Republican winning war on Education.

Dwain Northey (Gen X)

The loss of PBS is a heartbreaking blow to the heart of American culture and education. For generations, PBS has been a quiet, constant presence in our homes — a refuge of thoughtful programming, trusted journalism, and boundless learning. From Sesame Street to Nova, Frontline to Masterpiece, it has nurtured young minds, sparked curiosity, and offered the kind of depth and integrity commercial networks too often lack.

But now, due to the GOP’s draconian budget cuts and increasingly hostile posture toward public education and informed citizenship, PBS has been silenced. It’s not just a line item removed — it’s a message: that facts, science, history, and empathy are expendable in pursuit of ideological purity and short-term gain.

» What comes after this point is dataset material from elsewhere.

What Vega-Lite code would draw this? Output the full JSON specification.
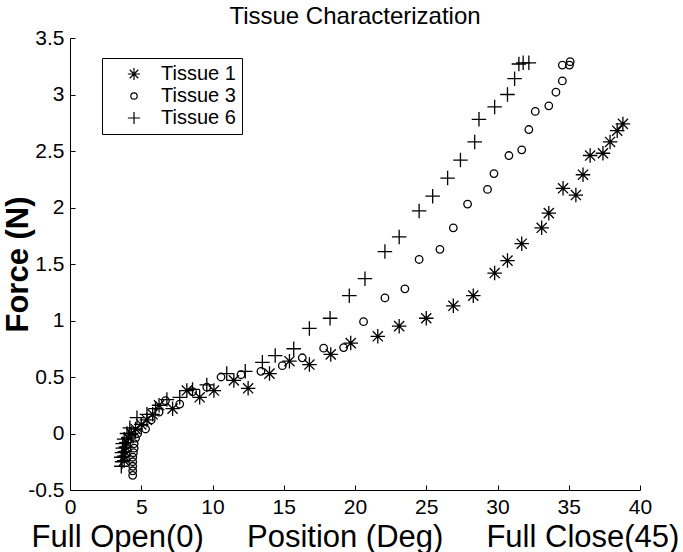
{
  "$schema": "https://vega.github.io/schema/vega-lite/v6.json",
  "width": 570,
  "height": 452,
  "autosize": {"type": "none"},
  "padding": {"left": 70, "top": 38, "right": 43, "bottom": 62},
  "background": "white",
  "title": {"text": "Tissue Characterization", "fontSize": 24, "font": "Liberation Sans", "fontWeight": "normal", "anchor": "middle", "offset": -2, "color": "black"},
  "config": {"view": {"stroke": null}, "font": "Liberation Sans"},
  "data": {"values": [
    {"tissue": "Tissue 1", "x": 3.8, "y": -0.24}, {"tissue": "Tissue 1", "x": 3.8, "y": -0.2}, {"tissue": "Tissue 1", "x": 3.85, "y": -0.16},
    {"tissue": "Tissue 1", "x": 3.9, "y": -0.12}, {"tissue": "Tissue 1", "x": 3.95, "y": -0.08}, {"tissue": "Tissue 1", "x": 4.1, "y": -0.04},
    {"tissue": "Tissue 1", "x": 4.3, "y": 0.0}, {"tissue": "Tissue 1", "x": 4.6, "y": 0.04}, {"tissue": "Tissue 1", "x": 5.0, "y": 0.08},
    {"tissue": "Tissue 1", "x": 5.4, "y": 0.12}, {"tissue": "Tissue 1", "x": 5.8, "y": 0.17}, {"tissue": "Tissue 1", "x": 6.25, "y": 0.25},
    {"tissue": "Tissue 1", "x": 7.2, "y": 0.22}, {"tissue": "Tissue 1", "x": 8.2, "y": 0.38}, {"tissue": "Tissue 1", "x": 9.1, "y": 0.32},
    {"tissue": "Tissue 1", "x": 10.1, "y": 0.38}, {"tissue": "Tissue 1", "x": 11.5, "y": 0.47}, {"tissue": "Tissue 1", "x": 12.5, "y": 0.4},
    {"tissue": "Tissue 1", "x": 14.0, "y": 0.53}, {"tissue": "Tissue 1", "x": 15.4, "y": 0.64}, {"tissue": "Tissue 1", "x": 16.8, "y": 0.61},
    {"tissue": "Tissue 1", "x": 18.3, "y": 0.7}, {"tissue": "Tissue 1", "x": 19.7, "y": 0.8}, {"tissue": "Tissue 1", "x": 21.6, "y": 0.86},
    {"tissue": "Tissue 1", "x": 23.1, "y": 0.95}, {"tissue": "Tissue 1", "x": 25.0, "y": 1.02}, {"tissue": "Tissue 1", "x": 26.9, "y": 1.13},
    {"tissue": "Tissue 1", "x": 28.3, "y": 1.22}, {"tissue": "Tissue 1", "x": 29.8, "y": 1.42}, {"tissue": "Tissue 1", "x": 30.7, "y": 1.53},
    {"tissue": "Tissue 1", "x": 31.7, "y": 1.68}, {"tissue": "Tissue 1", "x": 33.1, "y": 1.82}, {"tissue": "Tissue 1", "x": 33.6, "y": 1.95},
    {"tissue": "Tissue 1", "x": 34.6, "y": 2.17}, {"tissue": "Tissue 1", "x": 35.5, "y": 2.11}, {"tissue": "Tissue 1", "x": 36.0, "y": 2.29},
    {"tissue": "Tissue 1", "x": 36.5, "y": 2.46}, {"tissue": "Tissue 1", "x": 37.4, "y": 2.48}, {"tissue": "Tissue 1", "x": 37.9, "y": 2.58},
    {"tissue": "Tissue 1", "x": 38.4, "y": 2.68}, {"tissue": "Tissue 1", "x": 38.8, "y": 2.74},

    {"tissue": "Tissue 3", "x": 4.4, "y": -0.37}, {"tissue": "Tissue 3", "x": 4.4, "y": -0.33}, {"tissue": "Tissue 3", "x": 4.4, "y": -0.29},
    {"tissue": "Tissue 3", "x": 4.4, "y": -0.25}, {"tissue": "Tissue 3", "x": 4.4, "y": -0.21}, {"tissue": "Tissue 3", "x": 4.45, "y": -0.17},
    {"tissue": "Tissue 3", "x": 4.5, "y": -0.13}, {"tissue": "Tissue 3", "x": 4.5, "y": -0.09}, {"tissue": "Tissue 3", "x": 4.6, "y": -0.04},
    {"tissue": "Tissue 3", "x": 4.75, "y": 0.0}, {"tissue": "Tissue 3", "x": 5.3, "y": 0.04}, {"tissue": "Tissue 3", "x": 5.7, "y": 0.12},
    {"tissue": "Tissue 3", "x": 6.25, "y": 0.19}, {"tissue": "Tissue 3", "x": 6.7, "y": 0.29}, {"tissue": "Tissue 3", "x": 7.7, "y": 0.26},
    {"tissue": "Tissue 3", "x": 8.6, "y": 0.37}, {"tissue": "Tissue 3", "x": 9.6, "y": 0.41}, {"tissue": "Tissue 3", "x": 10.6, "y": 0.5},
    {"tissue": "Tissue 3", "x": 12.0, "y": 0.52}, {"tissue": "Tissue 3", "x": 13.4, "y": 0.55}, {"tissue": "Tissue 3", "x": 14.9, "y": 0.6},
    {"tissue": "Tissue 3", "x": 16.3, "y": 0.67}, {"tissue": "Tissue 3", "x": 17.8, "y": 0.755}, {"tissue": "Tissue 3", "x": 19.2, "y": 0.76},
    {"tissue": "Tissue 3", "x": 20.6, "y": 0.99}, {"tissue": "Tissue 3", "x": 22.1, "y": 1.2}, {"tissue": "Tissue 3", "x": 23.5, "y": 1.28},
    {"tissue": "Tissue 3", "x": 24.5, "y": 1.54}, {"tissue": "Tissue 3", "x": 25.96, "y": 1.63}, {"tissue": "Tissue 3", "x": 26.9, "y": 1.82},
    {"tissue": "Tissue 3", "x": 27.9, "y": 2.03}, {"tissue": "Tissue 3", "x": 29.3, "y": 2.16}, {"tissue": "Tissue 3", "x": 29.75, "y": 2.3},
    {"tissue": "Tissue 3", "x": 30.8, "y": 2.46}, {"tissue": "Tissue 3", "x": 31.7, "y": 2.51}, {"tissue": "Tissue 3", "x": 32.2, "y": 2.69},
    {"tissue": "Tissue 3", "x": 32.65, "y": 2.85}, {"tissue": "Tissue 3", "x": 33.6, "y": 2.9}, {"tissue": "Tissue 3", "x": 34.1, "y": 3.02},
    {"tissue": "Tissue 3", "x": 34.55, "y": 3.12}, {"tissue": "Tissue 3", "x": 34.55, "y": 3.26}, {"tissue": "Tissue 3", "x": 35.05, "y": 3.26},
    {"tissue": "Tissue 3", "x": 35.1, "y": 3.29},

    {"tissue": "Tissue 6", "x": 3.6, "y": -0.29}, {"tissue": "Tissue 6", "x": 3.65, "y": -0.25}, {"tissue": "Tissue 6", "x": 3.6, "y": -0.21},
    {"tissue": "Tissue 6", "x": 3.65, "y": -0.17}, {"tissue": "Tissue 6", "x": 3.7, "y": -0.13}, {"tissue": "Tissue 6", "x": 3.7, "y": -0.09},
    {"tissue": "Tissue 6", "x": 3.8, "y": -0.05}, {"tissue": "Tissue 6", "x": 4.0, "y": 0.0}, {"tissue": "Tissue 6", "x": 4.2, "y": 0.05},
    {"tissue": "Tissue 6", "x": 4.7, "y": 0.14}, {"tissue": "Tissue 6", "x": 5.4, "y": 0.17}, {"tissue": "Tissue 6", "x": 6.0, "y": 0.22},
    {"tissue": "Tissue 6", "x": 6.8, "y": 0.3}, {"tissue": "Tissue 6", "x": 7.7, "y": 0.32}, {"tissue": "Tissue 6", "x": 8.6, "y": 0.39},
    {"tissue": "Tissue 6", "x": 9.6, "y": 0.43}, {"tissue": "Tissue 6", "x": 11.0, "y": 0.53}, {"tissue": "Tissue 6", "x": 12.3, "y": 0.55},
    {"tissue": "Tissue 6", "x": 13.5, "y": 0.63}, {"tissue": "Tissue 6", "x": 14.4, "y": 0.69}, {"tissue": "Tissue 6", "x": 15.7, "y": 0.75},
    {"tissue": "Tissue 6", "x": 16.8, "y": 0.93}, {"tissue": "Tissue 6", "x": 18.25, "y": 1.02}, {"tissue": "Tissue 6", "x": 19.6, "y": 1.22},
    {"tissue": "Tissue 6", "x": 20.7, "y": 1.37}, {"tissue": "Tissue 6", "x": 22.1, "y": 1.61}, {"tissue": "Tissue 6", "x": 23.1, "y": 1.74},
    {"tissue": "Tissue 6", "x": 24.5, "y": 1.97}, {"tissue": "Tissue 6", "x": 25.45, "y": 2.1}, {"tissue": "Tissue 6", "x": 26.5, "y": 2.26},
    {"tissue": "Tissue 6", "x": 27.4, "y": 2.42}, {"tissue": "Tissue 6", "x": 28.4, "y": 2.58}, {"tissue": "Tissue 6", "x": 28.7, "y": 2.78},
    {"tissue": "Tissue 6", "x": 29.8, "y": 2.89}, {"tissue": "Tissue 6", "x": 30.7, "y": 3.0}, {"tissue": "Tissue 6", "x": 31.2, "y": 3.14},
    {"tissue": "Tissue 6", "x": 31.5, "y": 3.27}, {"tissue": "Tissue 6", "x": 31.8, "y": 3.28}, {"tissue": "Tissue 6", "x": 32.2, "y": 3.28}
  ]},
  "mark": {"type": "point", "filled": false, "stroke": "black", "strokeWidth": 1.3, "opacity": 1, "size": 210},
  "encoding": {
    "x": {
      "field": "x", "type": "quantitative",
      "scale": {"domain": [0, 40], "nice": false, "zero": false},
      "axis": {
        "values": [0, 5, 10, 15, 20, 25, 30, 35, 40],
        "labelExpr": "datum.value + ''",
        "grid": false, "domainColor": "black", "tickColor": "black", "tickSize": -5,
        "labelFontSize": 21, "labelColor": "black", "labelPadding": 11, "labelFlush": false,
        "title": "Full Open(0)\u00a0\u00a0\u00a0\u00a0\u00a0Position (Deg)\u00a0\u00a0\u00a0\u00a0\u00a0Full Close(45)",
        "titleFontSize": 31, "titleFontWeight": "normal", "titleColor": "black",
        "titleY": 56, "titleBaseline": "alphabetic"
      }
    },
    "y": {
      "field": "y", "type": "quantitative",
      "scale": {"domain": [-0.5, 3.5], "nice": false, "zero": false},
      "axis": {
        "values": [-0.5, 0, 0.5, 1, 1.5, 2, 2.5, 3, 3.5],
        "labelExpr": "datum.value + ''",
        "grid": false, "domainColor": "black", "tickColor": "black", "tickSize": -5,
        "labelFontSize": 21, "labelColor": "black", "labelPadding": 11, "labelFlush": false,
        "title": "Force (N)", "titleFontSize": 31, "titleFontWeight": "bold", "titleColor": "black",
        "titleX": -43, "titleY": 226, "titleBaseline": "alphabetic", "titleAlign": "center", "titleAngle": -90
      }
    },
    "shape": {
      "field": "tissue", "type": "nominal",
      "scale": {
        "domain": ["Tissue 1", "Tissue 3", "Tissue 6"],
        "range": [
          "M-1,0L1,0M0,-1L0,1M-0.7,-0.7L0.7,0.7M-0.7,0.7L0.7,-0.7",
          "M0.52,0A0.52,0.52,0,1,1,-0.52,0A0.52,0.52,0,1,1,0.52,0Z",
          "M-1,0L1,0M0,-1L0,1"
        ]
      },
      "legend": {
        "orient": "none", "legendX": 32, "legendY": 20, "title": null,
        "strokeColor": "black", "fillColor": "white", "padding": 6,
        "labelFontSize": 20, "labelColor": "black", "labelOffset": 17,
        "symbolSize": 150, "symbolStrokeColor": "black", "symbolStrokeWidth": 1.2, "symbolFillColor": "transparent",
        "symbolOffset": 16, "rowPadding": 2,
        "labelExpr": "datum.label + '\u00a0\u00a0\u00a0\u00a0\u00a0'"
      }
    }
  }
}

This wasn’t just about money. This was a calculated dismantling of a beloved institution that dared to educate rather than entertain, to question rather than conform. PBS’s quiet resistance — promoting literacy, inclusivity, and critical thinking — proved intolerable to those who see informed citizens as a threat rather than a foundation of democracy.

We mourn more than the loss of a network; we mourn the erosion of a public trust. We mourn for the children who will never meet Big Bird or learn the alphabet with joyful songs. We mourn for the classrooms that relied on free, accessible programming. We mourn for truth, nuance, and care — all casualties in a broader war on knowledge.

PBS didn’t just inform us. It made us better. And we will feel its absence profoundly.